(Charts and diagrams as code)
>> Begin

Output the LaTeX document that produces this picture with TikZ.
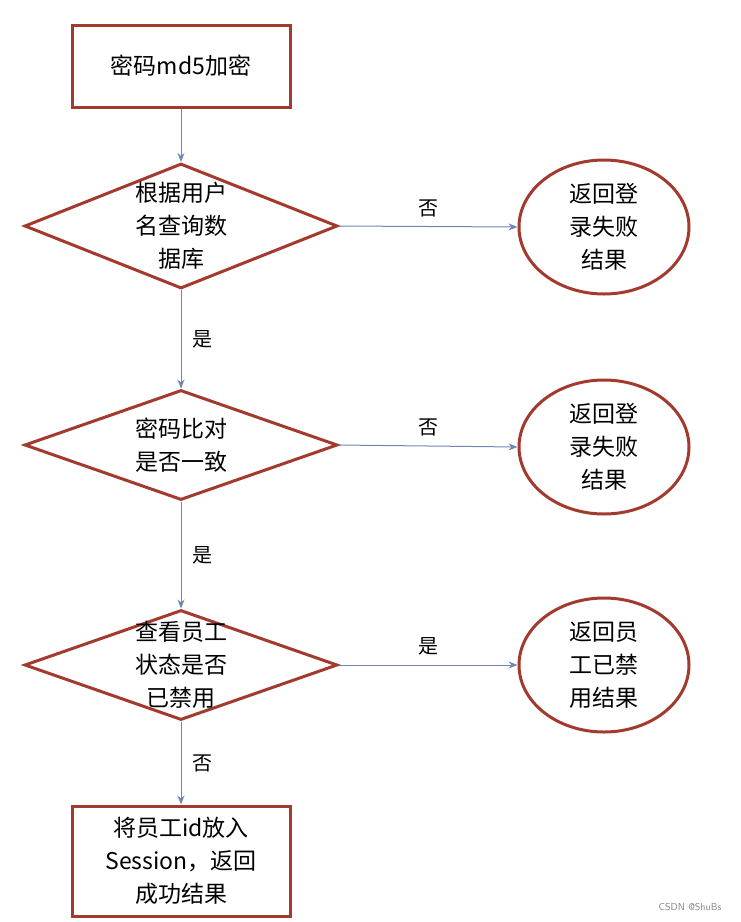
\documentclass[tikz,border=0pt]{standalone}
\usepackage{fontspec}
\newfontfamily\cjk{Noto Sans CJK SC}
\usetikzlibrary{shapes.geometric,arrows.meta}
\definecolor{bred}{HTML}{A33A2E}
\definecolor{arr}{HTML}{6F86B5}
\tikzset{
  x=1pt,y=-1pt,
  every node/.style={font=\cjk\fontsize{23}{33}\selectfont,align=center},
  boxn/.style={draw=bred,line width=3pt,inner sep=0},
  dia/.style={draw=bred,line width=3pt,diamond,inner sep=0,minimum width=313pt,minimum height=125pt},
  ell/.style={draw=bred,line width=3pt,ellipse,inner sep=0,minimum width=170pt,minimum height=134pt},
  conn/.style={draw=arr,line width=1pt,-{Stealth[length=9pt,width=7pt]}},
  lbl/.style={font=\cjk\fontsize{20}{24}\selectfont}
}
\begin{document}
\begin{tikzpicture}
\useasboundingbox (0,0) rectangle (741,922);
\node[boxn,minimum width=218pt,minimum height=82pt] (b1) at (181,66) {};
\node at (b1) {密码md5加密};
\node[dia] (d1) at (181,226) {};
\node at (d1) {根据用户\\名查询数\\据库};
\node[ell] (e1) at (604,227) {};
\node at (e1) {返回登\\录失败\\结果};
\node[dia,minimum height=110pt] (d2) at (181,445) {};
\node at (d2) {密码比对\\是否一致};
\node[ell] (e2) at (604,447) {};
\node at (e2) {返回登\\录失败\\结果};
\node[dia,minimum height=110pt] (d3) at (181,665) {};
\node at (d3) {查看员工\\状态是否\\已禁用};
\node[ell] (e3) at (604,665) {};
\node at (e3) {返回员\\工已禁\\用结果};
\node[boxn,minimum width=218pt,minimum height=110pt] (b2) at (181,861) {};
\node at (b2) {将员工id放入\\Session，返回\\成功结果};
\draw[conn] (b1) -- (d1);
\draw[conn] (d1) -- node[lbl,right=8pt]{是} (d2);
\draw[conn] (d2) -- node[lbl,right=8pt]{是} (d3);
\draw[conn] (d3) -- node[lbl,right=8pt]{否} (b2);
\draw[conn] (d1.east) -- node[lbl,above=6pt]{否} (e1.west);
\draw[conn] (d2.east) -- node[lbl,above=6pt]{否} (e2.west);
\draw[conn] (d3.east) -- node[lbl,above=6pt]{是} (e3.west);
\node[font=\sffamily\fontsize{10}{12}\selectfont,text=gray] (wm) at (690,907) {CSDN @ShuBs};
\end{tikzpicture}
\end{document}
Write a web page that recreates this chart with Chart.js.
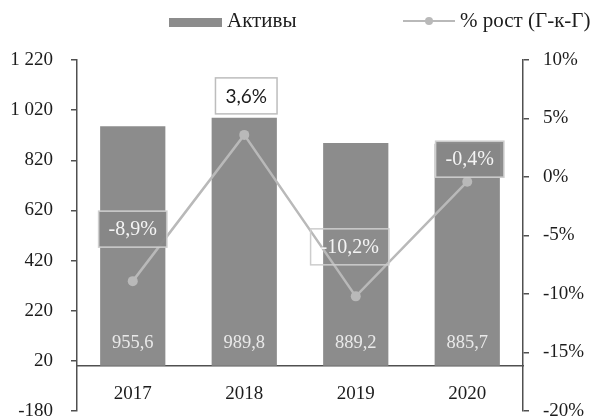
<!DOCTYPE html>
<html>
<head>
<meta charset="utf-8">
<script src="https://cdn.jsdelivr.net/npm/chart.js@4.4.1/dist/chart.umd.min.js"></script>
<style>
html,body{margin:0;padding:0;background:#ffffff;}
#wrap{width:597px;height:419px;position:relative;}
</style>
</head>
<body>
<div id="wrap"><canvas id="c"></canvas></div>
<script>
// ---- data ----
const categories = ['2017', '2018', '2019', '2020'];
const assets = [955.6, 989.8, 889.2, 885.7];
const growth = [-8.9, 3.6, -10.2, -0.4];
const seriesNames = ['Активы', '% рост (Г-к-Г)'];
const leftAxisRange = [-180, 1220, 200];
const rightAxisRange = [-20, 10, 5];

// ---- styles ----
const SERIF = '"Liberation Serif", "Times New Roman", serif';
const SANS = 'Lato, "Open Sans", sans-serif';
const BAR_COLOR = '#8c8c8c';
const LINE_COLOR = '#b9b9b9';
const AXIS_COLOR = '#505050';
const TEXT_COLOR = '#1c1c1c';

// label placement relative to each growth point (pixels) and per-label look
const growthLabelOffsets = [[0, -52], [2, -39], [-6, -49.5], [2.5, -22.5]];
const growthLabelLooks = [
  { fill: 'rgba(135,135,135,0.95)', stroke: '#cfcfcf', color: '#f4f4f4', font: '20px ' + SERIF },
  { fill: '#ffffff', stroke: '#bdbdbd', color: '#1a1a1a', font: '19px ' + SANS },
  { fill: null, stroke: '#cdcdcd', color: '#f4f4f4', font: '20px ' + SERIF },
  { fill: 'rgba(135,135,135,0.95)', stroke: '#cfcfcf', color: '#f4f4f4', font: '20px ' + SERIF }
];

const comma = (v, d) => v.toFixed(d).replace('.', ',');
const thousands = v => String(v).replace(/\B(?=(\d{3})+(?!\d))/g, ' ');

const valueLabels = {
  id: 'valueLabels',
  afterDatasetsDraw(chart) {
    const ctx = chart.ctx;
    ctx.save();
    // bar values near the base
    const barMeta = chart.getDatasetMeta(0);
    ctx.font = '18.5px ' + SERIF;
    ctx.fillStyle = '#e9e9e9';
    ctx.textAlign = 'center';
    ctx.textBaseline = 'middle';
    barMeta.data.forEach((el, i) => {
      ctx.fillText(comma(assets[i], 1), el.x, el.base - 23);
    });
    // growth labels in boxes
    const lineMeta = chart.getDatasetMeta(1);
    lineMeta.data.forEach((pt, i) => {
      const look = growthLabelLooks[i];
      const off = growthLabelOffsets[i];
      const text = comma(growth[i], 1) + '%';
      ctx.font = look.font;
      const w = ctx.measureText(text).width + 20;
      const h = 36;
      const cx = pt.x + off[0], cy = pt.y + off[1];
      if (look.fill) { ctx.fillStyle = look.fill; ctx.fillRect(cx - w / 2, cy - h / 2, w, h); }
      ctx.strokeStyle = look.stroke;
      ctx.lineWidth = 1.5;
      ctx.strokeRect(cx - w / 2, cy - h / 2, w, h);
      ctx.fillStyle = look.color;
      ctx.fillText(text, cx, cy + 1);
    });
    ctx.restore();
  }
};

const customLegend = {
  id: 'customLegend',
  afterDraw(chart) {
    const ctx = chart.ctx;
    const ds = chart.data.datasets;
    ctx.save();
    ctx.font = '21px ' + SERIF;
    ctx.textBaseline = 'middle';
    ctx.textAlign = 'left';
    // bar item
    ctx.fillStyle = ds[0].backgroundColor;
    ctx.fillRect(169, 18, 53, 9);
    ctx.fillStyle = TEXT_COLOR;
    ctx.fillText(ds[0].label, 227, 21);
    // line item
    ctx.strokeStyle = ds[1].borderColor;
    ctx.lineWidth = 2;
    ctx.beginPath(); ctx.moveTo(403, 21); ctx.lineTo(455, 21); ctx.stroke();
    ctx.fillStyle = ds[1].pointBackgroundColor;
    ctx.beginPath(); ctx.arc(429, 21, 4, 0, Math.PI * 2); ctx.fill();
    ctx.fillStyle = TEXT_COLOR;
    ctx.fillText(ds[1].label, 460, 21);
    ctx.restore();
  }
};

const noVerticalOverflow = (s, width) => { s.width = width; s.paddingTop = 0; s.paddingBottom = 0; };

new Chart(document.getElementById('c'), {
  data: {
    labels: categories,
    datasets: [
      {
        type: 'bar',
        label: seriesNames[0],
        data: assets,
        yAxisID: 'y',
        backgroundColor: BAR_COLOR,
        borderWidth: 0,
        categoryPercentage: 1,
        barPercentage: 0.585,
        order: 2
      },
      {
        type: 'line',
        label: seriesNames[1],
        data: growth,
        yAxisID: 'y1',
        borderColor: LINE_COLOR,
        borderWidth: 2.5,
        pointRadius: 5,
        pointBackgroundColor: LINE_COLOR,
        pointBorderColor: LINE_COLOR,
        pointBorderWidth: 0,
        tension: 0,
        order: 1
      }
    ]
  },
  options: {
    responsive: true,
    maintainAspectRatio: false,
    animation: false,
    layout: { padding: { top: 60, bottom: 8, left: 0, right: 0 } },
    plugins: { legend: { display: false }, tooltip: { enabled: false } },
    scales: {
      x: {
        type: 'category',
        position: { y: 0 },
        offset: true,
        grid: { display: false, drawTicks: false },
        border: { display: true, color: AXIS_COLOR, width: 1.5 },
        ticks: { color: TEXT_COLOR, font: { family: SERIF, size: 19 }, padding: 17, maxRotation: 0 },
        afterFit(s) { s.height = 0; s.paddingLeft = 0; s.paddingRight = 0; }
      },
      y: {
        position: 'left',
        min: leftAxisRange[0],
        max: leftAxisRange[1],
        ticks: {
          stepSize: leftAxisRange[2],
          color: TEXT_COLOR,
          font: { family: SERIF, size: 19 },
          padding: 18,
          callback: v => thousands(v)
        },
        grid: { drawOnChartArea: false, drawTicks: true, tickLength: 6, color: AXIS_COLOR, lineWidth: 1.5 },
        border: { display: true, color: AXIS_COLOR, width: 1.5 },
        afterFit(s) { noVerticalOverflow(s, 77); }
      },
      y1: {
        position: 'right',
        min: rightAxisRange[0],
        max: rightAxisRange[1],
        ticks: {
          stepSize: rightAxisRange[2],
          color: TEXT_COLOR,
          font: { family: SERIF, size: 19 },
          padding: 14,
          callback: v => v + '%'
        },
        grid: { drawOnChartArea: false, drawTicks: true, tickLength: 6, color: AXIS_COLOR, lineWidth: 1.5 },
        border: { display: true, color: AXIS_COLOR, width: 1.5 },
        afterFit(s) { noVerticalOverflow(s, 74); }
      }
    }
  },
  plugins: [valueLabels, customLegend]
});
</script>
</body>
</html>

>> End

__Work instructions__:
Leave out every picture, then retype exactly the lines from the one containing "Write a web" through the one containing "const thousands = v".

__Written answer__:
Write a web page that recreates this chart with Chart.js.
<!DOCTYPE html>
<html>
<head>
<meta charset="utf-8">
<script src="https://cdn.jsdelivr.net/npm/chart.js@4.4.1/dist/chart.umd.min.js"></script>
<style>
html,body{margin:0;padding:0;background:#ffffff;}
#wrap{width:597px;height:419px;position:relative;}
</style>
</head>
<body>
<div id="wrap"><canvas id="c"></canvas></div>
<script>
// ---- data ----
const categories = ['2017', '2018', '2019', '2020'];
const assets = [955.6, 989.8, 889.2, 885.7];
const growth = [-8.9, 3.6, -10.2, -0.4];
const seriesNames = ['Активы', '% рост (Г-к-Г)'];
const leftAxisRange = [-180, 1220, 200];
const rightAxisRange = [-20, 10, 5];

// ---- styles ----
const SERIF = '"Liberation Serif", "Times New Roman", serif';
const SANS = 'Lato, "Open Sans", sans-serif';
const BAR_COLOR = '#8c8c8c';
const LINE_COLOR = '#b9b9b9';
const AXIS_COLOR = '#505050';
const TEXT_COLOR = '#1c1c1c';

// label placement relative to each growth point (pixels) and per-label look
const growthLabelOffsets = [[0, -52], [2, -39], [-6, -49.5], [2.5, -22.5]];
const growthLabelLooks = [
  { fill: 'rgba(135,135,135,0.95)', stroke: '#cfcfcf', color: '#f4f4f4', font: '20px ' + SERIF },
  { fill: '#ffffff', stroke: '#bdbdbd', color: '#1a1a1a', font: '19px ' + SANS },
  { fill: null, stroke: '#cdcdcd', color: '#f4f4f4', font: '20px ' + SERIF },
  { fill: 'rgba(135,135,135,0.95)', stroke: '#cfcfcf', color: '#f4f4f4', font: '20px ' + SERIF }
];

const comma = (v, d) => v.toFixed(d).replace('.', ',');
const thousands = v => String(v).replace(/\B(?=(\d{3})+(?!\d))/g, ' ');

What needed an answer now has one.